▶ DATA SEGMENT
□ □ □ □

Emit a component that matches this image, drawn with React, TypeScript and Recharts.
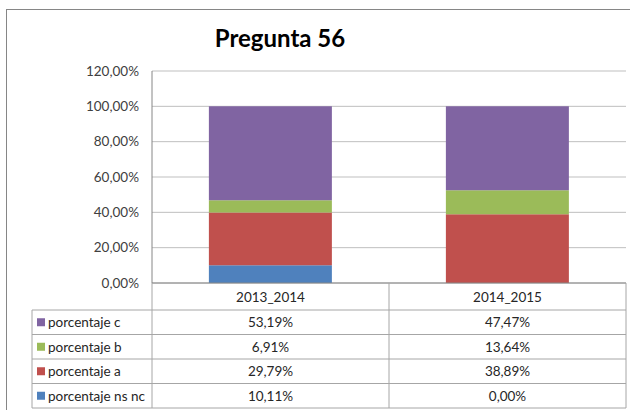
import { BarChart, Bar, XAxis, YAxis, CartesianGrid } from 'recharts';

const periods = ['2013_2014', '2014_2015'];
const porcentajeNsNc = [0.1011, 0.0];
const porcentajeA = [0.2979, 0.3889];
const porcentajeB = [0.0691, 0.1364];
const porcentajeC = [0.5319, 0.4747];
const yTicks = [0, 0.2, 0.4, 0.6, 0.8, 1.0, 1.2];

// filas de la tabla, de arriba a abajo como en el original
const series = [
  { key: 'c', name: 'porcentaje c', color: '#8064A2', values: porcentajeC },
  { key: 'b', name: 'porcentaje b', color: '#9BBB59', values: porcentajeB },
  { key: 'a', name: 'porcentaje a', color: '#C0504D', values: porcentajeA },
  { key: 'nsnc', name: 'porcentaje ns nc', color: '#4F81BD', values: porcentajeNsNc },
];

const data = periods.map((p, i) => ({
  period: p,
  nsnc: porcentajeNsNc[i],
  a: porcentajeA[i],
  b: porcentajeB[i],
  c: porcentajeC[i],
}));

const W = 630;
const H = 410;
const M = { top: 71, right: 4, left: 0, bottom: 0 };
const Y_AXIS_W = 152;
const X_AXIS_H = 127;
const colW = (W - M.left - M.right - Y_AXIS_W) / periods.length;
const headerH = 27;
const rowH = 24.5;
const legendLeft = 32;
const FONT = 'Lato, "Open Sans", sans-serif';
const FS = 13.5;
const BORDER = '#a6a6a6';
const TEXT = '#262626';

const fmt = (v: number) => (v * 100).toFixed(2).replace('.', ',') + '%';

function TableColumn(props: any) {
  const { x, y, index, payload } = props;
  const left = x - colW / 2;
  const right = x + colW / 2;
  const bottom = y + headerH + rowH * series.length;
  const i = payload.index ?? index;
  return (
    <g fontFamily={FONT} fontSize={FS} fill={TEXT}>
      <line x1={right} y1={y} x2={right} y2={bottom} stroke={BORDER} />
      {i === 0 && <line x1={left} y1={y} x2={left} y2={bottom} stroke={BORDER} />}
      <text x={x} y={y + headerH / 2} textAnchor="middle" dominantBaseline="central" fill={TEXT}>
        {payload.value}
      </text>
      {series.map((s, r) => {
        const top = y + headerH + rowH * r;
        return (
          <g key={s.key}>
            <line x1={i === 0 ? legendLeft : left} y1={top} x2={right} y2={top} stroke={BORDER} />
            <text x={x} y={top + rowH / 2} textAnchor="middle" dominantBaseline="central" fill={TEXT}>
              {fmt(s.values[i])}
            </text>
            {i === 0 && (
              <g>
                <rect x={legendLeft + 5} y={top + rowH / 2 - 4} width={8} height={8} fill={s.color} />
                <text x={legendLeft + 16} y={top + rowH / 2} dominantBaseline="central" fill={TEXT}>
                  {s.name}
                </text>
              </g>
            )}
          </g>
        );
      })}
      <line x1={i === 0 ? legendLeft : left} y1={bottom} x2={right} y2={bottom} stroke={BORDER} />
      {i === 0 && <line x1={legendLeft} y1={y + headerH} x2={legendLeft} y2={bottom} stroke={BORDER} />}
    </g>
  );
}

export default function App() {
  return (
    <div style={{ position: 'absolute', left: 0, top: 0, width: W, height: H, overflow: 'hidden', background: '#fff' }}>
      <div
        style={{
          position: 'absolute',
          left: 6,
          top: 9,
          width: W + 20,
          height: H + 20,
          border: '1.5px solid #868686',
          boxSizing: 'border-box',
        }}
      />
      <div
        style={{
          position: 'absolute',
          left: 180,
          width: 200,
          top: 23,
          textAlign: 'center',
          fontFamily: FONT,
          fontWeight: 700,
          fontSize: 24,
          color: '#000',
        }}
      >
        Pregunta 56
      </div>
      <div style={{ position: 'absolute', left: 0, top: 0 }}>
        <BarChart width={W} height={H} data={data} margin={M} barCategoryGap="24%">
          <CartesianGrid horizontal vertical={false} stroke="#bfbfbf" />
          <XAxis
            dataKey="period"
            height={X_AXIS_H}
            interval={0}
            tickLine={false}
            tickSize={0}
            tickMargin={0}
            axisLine={{ stroke: '#868686' }}
            tick={(p: any) => <TableColumn {...p} />}
          />
          <YAxis
            width={Y_AXIS_W}
            domain={[0, 1.2]}
            ticks={yTicks}
            tickFormatter={fmt}
            tickLine={false}
            tickMargin={7}
            axisLine={{ stroke: '#868686' }}
            tick={{ fontFamily: FONT, fontSize: FS, fill: '#404040' }}
          />
          <Bar dataKey="nsnc" stackId="s" fill="#4F81BD" isAnimationActive={false} />
          <Bar dataKey="a" stackId="s" fill="#C0504D" isAnimationActive={false} />
          <Bar dataKey="b" stackId="s" fill="#9BBB59" isAnimationActive={false} />
          <Bar dataKey="c" stackId="s" fill="#8064A2" isAnimationActive={false} />
        </BarChart>
      </div>
    </div>
  );
}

□ □ □ □

▶ WORK REQUIRED
Take the material above from its first line through the line holding "XAxis, YAxis, CartesianGrid" and set it down exactly, without the pictures.

▶ CORRECT RESPONSE
Emit a component that matches this image, drawn with React, TypeScript and Recharts.
import { BarChart, Bar, XAxis, YAxis, CartesianGrid } from 'recharts';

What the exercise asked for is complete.